Fifth Estate # 365, Summer, 2004

Some radicals see all “protest” as pointless while others have made public activism a way of life. Others are overcoming the atomization of protest as just another alienated activity.

Another persistent concern is choosing one’s terrain of struggle. Some radical environmentalists say we should all save the wilderness, even if it means making that a single issue. Meanwhile, social justice activists say that radical greens should put aside nature issues and work on labor, race, gender, etc.

Some anarchists constantly argue about the “correct” perspective (platformism or primitivism, anarcho-communism or libertarian socialism, post-left anarchy or post-anarchism, and so on). Recently, we learned about a conversation where one activist suggested that another group drop a long standing campaign against a new Wal Mart to do more work opposing the war in Iraq. But to understand modern imperialism is to grasp ‘ global capitalism. In essence, Wal Mart is the War is Wal Mart.
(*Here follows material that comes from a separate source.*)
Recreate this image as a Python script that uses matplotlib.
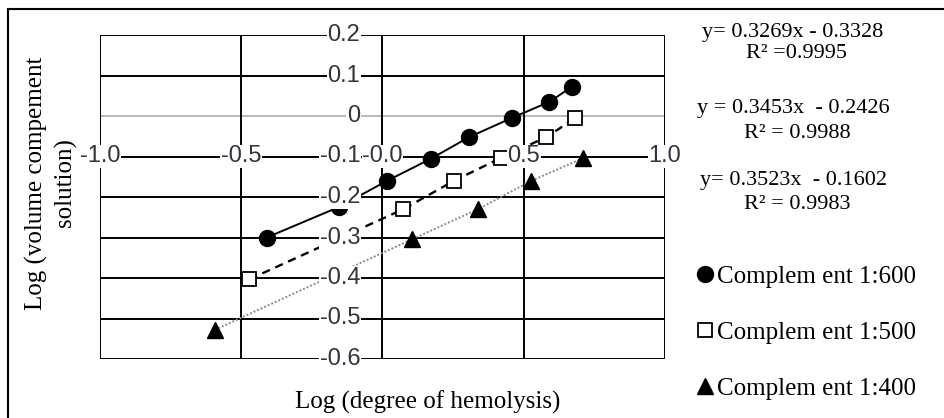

We need more opposition to the symptoms and to the totality of our collective social problems, we need more “against” all forms of tyranny and more—”for” peace, community, ecological justice and freedom—everything for everybody all the time.

Developing, honing, and practicing a revolutionary politics cannot come if every one of us attacks the other for not supporting the right cause at the right time. Let any notion of a “correct line” die with the remnants of the organizationalist Left and create the space for all kinds of resistance by all kinds of people all the time. Struggle Where You Want To!